Utah’s STEM and Charter School Expo lets students showcase science projectsFeb 17, 2020 15h14 ● By Stephanie De Graw
Each year, the First Robotics Competition (FRC) has a challenge they need to build a robot to complete a task. The team is demonstrating how the robot can sort objects and put them into containers. (Photo provided by Beehive Science & Technology Academy)
By Stephanie DeGraw | [email protected]
How student science projects apply to real life will highlight the seventh annual Utah STEM and Charter School Expo on Feb. 29. The event is free and held at the Mountain America Center, formerly known as South Towne Expo.

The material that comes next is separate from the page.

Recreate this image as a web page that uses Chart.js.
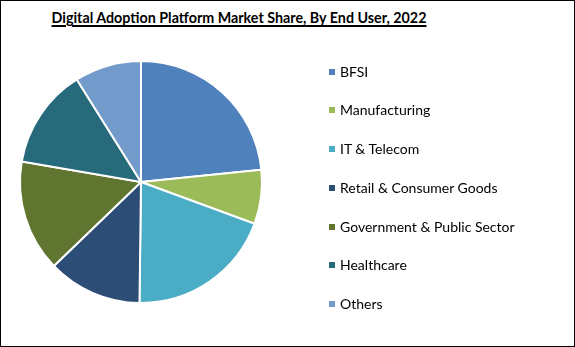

Activities run from 11 a.m. to 2 p.m.
Students from Utah middle schools, high schools, and colleges/universities will be participating in STEM (Science, Technology, Engineering, and Mathematics) projects at the event.

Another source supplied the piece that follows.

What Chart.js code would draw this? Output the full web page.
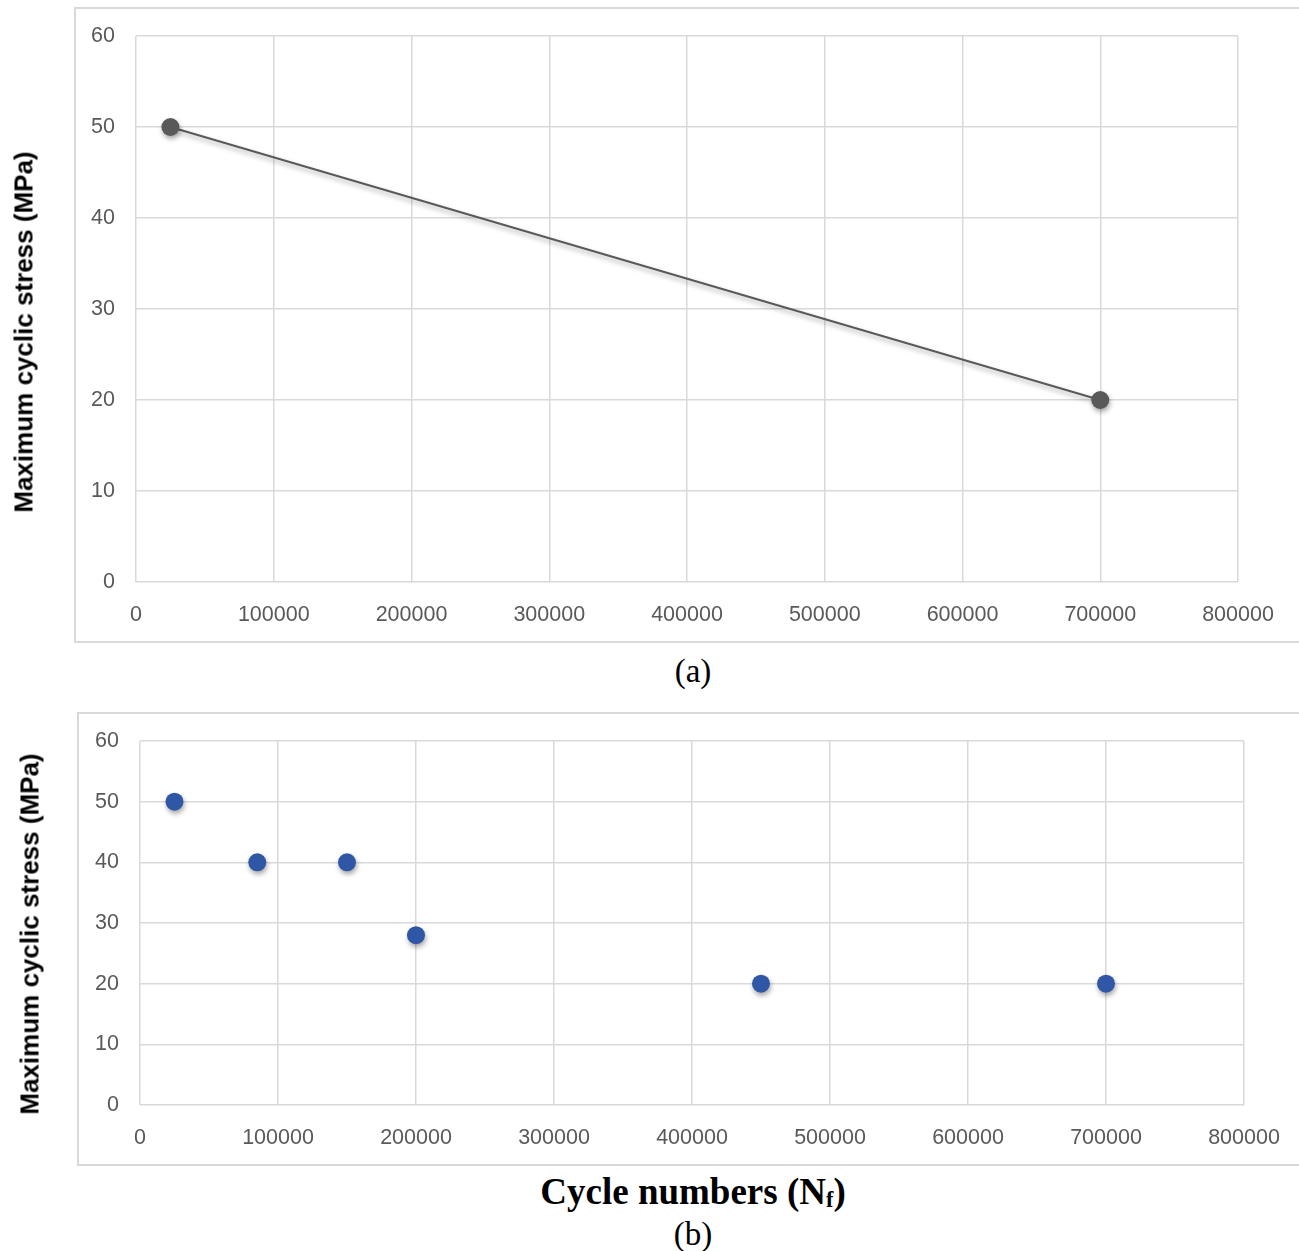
<!DOCTYPE html>
<html>
<head>
<meta charset="utf-8">
<script src="https://cdn.jsdelivr.net/npm/chart.js@4"></script>
<style>
  body { margin: 0; background: #fff; width: 1299px; height: 1251px; position: relative; overflow: hidden; }
  .box { position: absolute; border: 2px solid #d9d9d9; box-sizing: border-box; }
  .wrap { position: absolute; left: 0; width: 1299px; }
  .ytitle { position: absolute; font: bold 26px "Liberation Sans", Arial, sans-serif; color: #000;
            white-space: nowrap; transform: translate(-50%, -50%) rotate(-90deg); }
  .cap { position: absolute; font-family: "Liberation Serif", "Times New Roman", serif; color: #000;
         white-space: nowrap; line-height: 1; transform: translate(-50%, -50%); }
</style>
</head>
<body>
<div class="box" style="left:74px;top:7px;width:1240px;height:636px;"></div>
<div class="box" style="left:77px;top:712px;width:1240px;height:454px;"></div>
<div class="wrap" style="top:0;height:642px;"><canvas id="chartA"></canvas></div>
<div class="wrap" style="top:700px;height:465px;"><canvas id="chartB"></canvas></div>
<div class="ytitle" style="left:24px;top:332px;">Maximum cyclic stress (MPa)</div>
<div class="ytitle" style="left:30px;top:934px;">Maximum cyclic stress (MPa)</div>
<div class="cap" style="left:693px;top:671px;font-size:33px;">(a)</div>
<div class="cap" style="left:693px;top:1192px;font-size:37px;font-weight:bold;">Cycle numbers (N<span style="font-size:60%;vertical-align:-0.12em;">f</span>)</div>
<div class="cap" style="left:693px;top:1234px;font-size:33px;">(b)</div>
<script>
// (a) fitted line
const cyclesA = [25000, 700000];
const stressA = [50, 20];

// (b) test points
const cyclesB = [25000, 85000, 150000, 200000, 450000, 700000];
const stressB = [50, 40, 40, 28, 20, 20];

const xTicks = [0, 100000, 200000, 300000, 400000, 500000, 600000, 700000, 800000];
const yTicks = [0, 10, 20, 30, 40, 50, 60];

const gridColor = '#d9d9d9';
const tickFont = { family: '"Liberation Sans", Arial, sans-serif', size: 21.5 };

const shadow = {
  id: 'shadow',
  beforeDatasetsDraw(chart) {
    const ctx = chart.ctx;
    ctx.save();
    ctx.shadowColor = 'rgba(0,0,0,0.35)';
    ctx.shadowBlur = 5;
    ctx.shadowOffsetX = 1;
    ctx.shadowOffsetY = 3;
  },
  afterDatasetsDraw(chart) { chart.ctx.restore(); }
};

function toPoints(xs, ys) {
  return xs.map((x, i) => ({ x: x, y: ys[i] }));
}

function makeOptions(yWidth, xHeight, pad) {
  return {
    responsive: true,
    maintainAspectRatio: false,
    animation: false,
    layout: { padding: pad },
    plugins: { legend: { display: false }, tooltip: { enabled: false } },
    scales: {
      x: {
        type: 'linear', min: xTicks[0], max: xTicks[xTicks.length - 1],
        afterBuildTicks: s => { s.ticks = xTicks.map(v => ({ value: v })); },
        afterFit: s => { s.height = xHeight; s.paddingLeft = 0; s.paddingRight = 0; },
        grid: { color: gridColor, lineWidth: 1.5, drawTicks: false },
        border: { display: false },
        ticks: { color: '#595959', font: tickFont, padding: 20, maxRotation: 0, callback: v => String(v) }
      },
      y: {
        type: 'linear', min: yTicks[0], max: yTicks[yTicks.length - 1],
        afterBuildTicks: s => { s.ticks = yTicks.map(v => ({ value: v })); },
        afterFit: s => { s.width = yWidth; s.paddingTop = 0; s.paddingBottom = 0; },
        grid: { color: gridColor, lineWidth: 1.5, drawTicks: false },
        border: { display: false },
        ticks: { color: '#595959', font: tickFont, padding: 21, callback: v => String(v) }
      }
    }
  };
}

new Chart(document.getElementById('chartA'), {
  type: 'scatter',
  data: {
    datasets: [{
      data: toPoints(cyclesA, stressA),
      showLine: true,
      borderColor: '#595959',
      borderWidth: 2,
      backgroundColor: '#595959',
      pointRadius: 9,
      pointBorderWidth: 0
    }]
  },
  options: makeOptions(136, 60, { top: 36, right: 61, left: 0, bottom: 0 }),
  plugins: [shadow]
});

new Chart(document.getElementById('chartB'), {
  type: 'scatter',
  data: {
    datasets: [{
      data: toPoints(cyclesB, stressB),
      showLine: false,
      backgroundColor: '#2f57a5',
      borderColor: '#2f57a5',
      pointRadius: 9,
      pointBorderWidth: 0
    }]
  },
  options: makeOptions(140, 60, { top: 41, right: 55, left: 0, bottom: 0 }),
  plugins: [shadow]
});
</script>
</body>
</html>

“We ask the students how their project can be used in the real world to benefit society,” Kerrie Upenieks, Beehive Science & Technology Academy STEM coordinator/department chair, said. “Besides their project, students need to have a YouTube channel and post it on their website.”
Beehive Science & Technology Academy is a charter school and serves students in grades sixth through 12th. They have expanded in 2020 to include kindergarten through grade five.

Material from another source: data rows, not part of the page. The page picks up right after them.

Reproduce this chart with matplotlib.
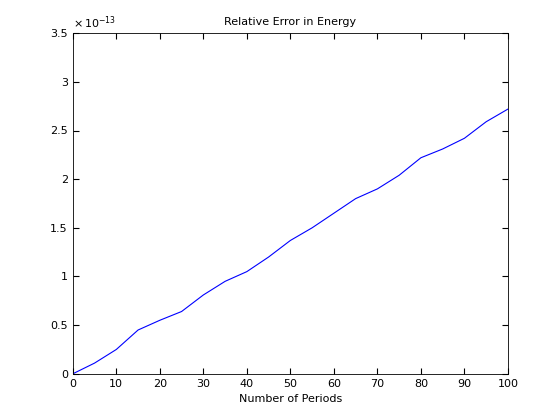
import matplotlib
matplotlib.use("Agg")
import matplotlib.pyplot as plt

# relative error values (in units of 1e-13)
periods = [0, 5, 10, 15, 20, 25, 30, 35, 40, 45, 50, 55, 60, 65, 70, 75, 80, 85, 90, 95, 100]
rel_err = [0.0, 0.11, 0.25, 0.45, 0.55, 0.64, 0.81, 0.95, 1.05, 1.2, 1.37, 1.5, 1.65, 1.8, 1.9, 2.04, 2.22, 2.31, 2.42, 2.59, 2.72]

fig = plt.figure(figsize=(5.6, 4.2), dpi=100)
ax = fig.add_axes([0.130, 0.110, 0.777, 0.811])
ax.plot(periods, rel_err, color="blue", linewidth=0.8)

ax.set_xlim(0, 100)
ax.set_ylim(0, 3.5)
ax.set_xticks(range(0, 101, 10))
ax.set_yticks([0, 0.5, 1, 1.5, 2, 2.5, 3, 3.5])
ax.set_yticklabels(["0", "0.5", "1", "1.5", "2", "2.5", "3", "3.5"])
ax.tick_params(direction="in", labelsize=8, top=True, right=True, length=4)
for s in ax.spines.values():
    s.set_linewidth(0.6)

ax.set_title("Relative Error in Energy", fontsize=8)
ax.set_xlabel("Number of Periods", fontsize=8)
ax.text(0.0, 1.005, r"$\times\,10^{-13}$", transform=ax.transAxes, fontsize=8,
        ha="left", va="bottom")

fig.savefig("out.png", dpi=100)
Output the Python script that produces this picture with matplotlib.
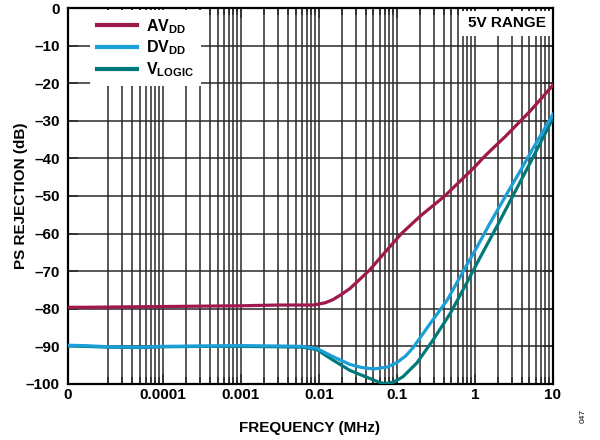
import numpy as np
import matplotlib
matplotlib.use('Agg')
import matplotlib.pyplot as plt
from matplotlib.ticker import FixedLocator, NullFormatter

plt.rcParams['font.family'] = ['Liberation Sans', 'DejaVu Sans']
plt.rcParams['font.weight'] = 'bold'
plt.rcParams['mathtext.fontset'] = 'custom'
plt.rcParams['mathtext.bf'] = 'Liberation Sans:bold'
plt.rcParams['mathtext.rm'] = 'Liberation Sans:bold'

# 数据（从图上读的）
f_left = 6.05e-6   # 左边界，标成 "0"
freq_av = [f_left, 1e-5, 3e-5, 1e-4, 3e-4, 1e-3, 3e-3, 6e-3, 8.5e-3, 0.012, 0.015, 0.019, 0.025,
           0.0336, 0.045, 0.07, 0.114, 0.2, 0.41, 1.0, 1.28, 1.72, 2.5, 3.77, 5.0, 7.0, 10]
avdd = [-79.6, -79.6, -79.5, -79.4, -79.3, -79.2, -79.0, -79.0, -79.0, -78.4, -77.6, -76.3, -74.6,
        -72.1, -69.6, -65.0, -60.0, -55.3, -50.0, -42.2, -39.8, -37.2, -34.0, -30.2, -27.6, -24.2, -20.5]

freq_dv = [f_left, 1e-5, 2e-5, 5e-5, 1e-4, 3e-4, 1e-3, 3e-3, 6e-3, 9.3e-3, 0.015, 0.025, 0.035,
           0.05, 0.075, 0.1, 0.13, 0.16, 0.265, 0.44, 0.70, 1.06, 1.56, 2.55, 3.77, 5.6, 10]
dvdd = [-89.7, -89.8, -90.1, -90.2, -90.0, -89.9, -89.8, -89.9, -90.0, -90.5, -92.7, -94.8, -95.6,
        -96.0, -95.5, -94.3, -92.5, -90.4, -84.0, -77.7, -70.2, -63.6, -57.2, -49.5, -43.5, -37.2, -28.3]

freq_vl = [f_left, 1e-5, 2e-5, 5e-5, 1e-4, 3e-4, 1e-3, 3e-3, 6e-3, 9.3e-3, 0.015, 0.025, 0.041,
           0.06, 0.07, 0.09, 0.119, 0.18, 0.29, 0.48, 0.79, 1.16, 1.92, 2.8, 5.07, 10]
vlogic = [-89.9, -90.0, -90.2, -90.3, -90.1, -90.0, -90.0, -90.1, -90.2, -90.8, -93.6, -96.4, -98.2,
          -99.6, -99.9, -99.5, -98.1, -94.4, -88.3, -81.3, -73.0, -66.4, -58.0, -51.5, -41.3, -29.3]

x_ticks = [f_left, 1e-4, 1e-3, 1e-2, 1e-1, 1, 10]
x_labels = ['0', '0.0001', '0.001', '0.01', '0.1', '1', '10']
y_ticks = list(range(-100, 1, 10))
y_labels = [('\u2013' + str(-v)) if v < 0 else str(v) for v in y_ticks]

fig = plt.figure(figsize=(6, 4.4), dpi=100)
ax = fig.add_axes([0.1133, 0.1273, 0.8083, 0.8545])

ax.plot(freq_av, avdd, color='#a0194c', lw=2.3, label=r'AV$_\mathbf{DD}$', zorder=4,
        solid_joinstyle='round')
ax.plot(freq_dv, dvdd, color='#1a9fd8', lw=2.3, label=r'DV$_\mathbf{DD}$', zorder=4,
        solid_joinstyle='round')
ax.plot(freq_vl, vlogic, color='#00797a', lw=2.3, label=r'V$_\mathbf{LOGIC}$', zorder=3,
        solid_joinstyle='round')

ax.set_xscale('log')
ax.set_xlim(f_left, 10)
ax.set_ylim(-100, 0)
ax.xaxis.set_major_locator(FixedLocator(x_ticks))
ax.set_xticklabels(x_labels)
minor = [m * 10.0**k for k in range(-5, 1) for m in range(2, 10)]
ax.xaxis.set_minor_locator(FixedLocator(minor))
ax.xaxis.set_minor_formatter(NullFormatter())
ax.set_yticks(y_ticks)
ax.set_yticklabels(y_labels)

ax.grid(True, which='both', axis='x', color='#2a2a2a', lw=1.1)
ax.grid(True, which='major', axis='y', color='#2a2a2a', lw=1.1)
ax.tick_params(which='both', direction='in', top=True, right=True, labelsize=11, color='#2a2a2a')
ax.tick_params(which='major', length=7, width=1.1)
ax.tick_params(axis='x', which='major', pad=3)
ax.tick_params(axis='y', which='major', pad=6)
ax.tick_params(which='minor', length=5, width=1.1)
for s in ax.spines.values():
    s.set_linewidth(1.6)
    s.set_color('black')

ax.set_xlabel('FREQUENCY (MHz)', fontsize=11, fontweight='bold')
ax.set_ylabel('PS REJECTION (dB)', fontsize=11, fontweight='bold')
ax.xaxis.set_label_coords(0.499, -0.098)
ax.yaxis.set_label_coords(-0.083, 0.5)

leg = ax.legend(loc='upper left', bbox_to_anchor=(0.025, 0.995), fontsize=11.5, frameon=True,
                fancybox=False, handlelength=2.5, handletextpad=0.55, labelspacing=0.18,
                borderaxespad=0, borderpad=0.45)
leg.get_frame().set_facecolor('white')
leg.get_frame().set_edgecolor('none')
leg.get_frame().set_alpha(1)
# 左侧留白，和原图一样
leg._legend_box.align = 'left'
for line in leg.get_lines():
    line.set_linewidth(3)
leg.set_bbox_to_anchor((0.045, 0.995), transform=ax.transAxes)

ax.text(0.985, 0.96, '5V RANGE', transform=ax.transAxes, ha='right', va='center',
        fontsize=11, fontweight='bold', zorder=6,
        bbox=dict(facecolor='white', edgecolor='none', pad=4))

fig.text(0.972, 0.055, '047', rotation=90, fontsize=6, fontweight='normal', ha='center', va='center')

plt.savefig('out.png', dpi=100)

Utah students can apply to have an exhibit at the expo by emailing [email protected]. Beehive Principal Hanifi Oguz said last year’s event included displays from approximately 350 students from 20 Utah schools. Oguz estimated 4,500 people attended last year’s expo.
“The expo provides a venue for students from across the state to showcase their STEM projects,” Upenieks said. “It allows companies and institutions with the opportunity to show how STEM is used to improve our communities.”
Students also learn public speaking skills when they explain the science behind their projects to expo participants. They learn to engage their friends and teach them about science. The goal of the expo is to connect schools to the community, students to professionals, generate interest, and excitement for STEM programs in general, Upenieks said.
During the expo, people can take part in hands-on experiments. There will be LEGO robotics, presentations, science shows, science trivia, and chances to win donated prizes. Demonstrations include a fire tornado demonstration, a robotics competition and a demonstration on static electricity among others.
More girls have become involved with the STEM program in recent years, according to Upenieks. Some of their seventh-grade girls went to the national Broadcom MASTERS competition, where only the top 30 students in the seventh and eighth grades in America compete. Their school also had 11th-grade girls attend the International Science and Engineering Fair, where ninth to 12th graders from around the world compete.
New this year will be a large, blow-up planetarium where people can go inside to see simulated stars. To learn more, visit www.utahstemexpo.org.
Sponsors to date are: STEM Utah, Beehive Science & Technology Academy, the Utah Association of Public Charter Schools, Accord Institute for Education Research, Westminster College, Weber State University, University of Utah, University of Utah Department of Physics & Astronomy, University of Utah College of Science, University of Utah Lassonde Entrepreneur Institute, Utah State University Cooperative Extension, IM Flash Technologies, Sandy City, Utah Chapter of the Computer Science Teachers Association, Utah Association of Public Charter Schools, Neumont University, T.D. Williamson, Hill Air Force Base, STEM, U.S. Navy, Utah National Guard, ALS, US Synthetic Engineering, Sandy Area Chamber of Commerce, The Leonardo, Myriad, Merrick Bank, and Orange Peel.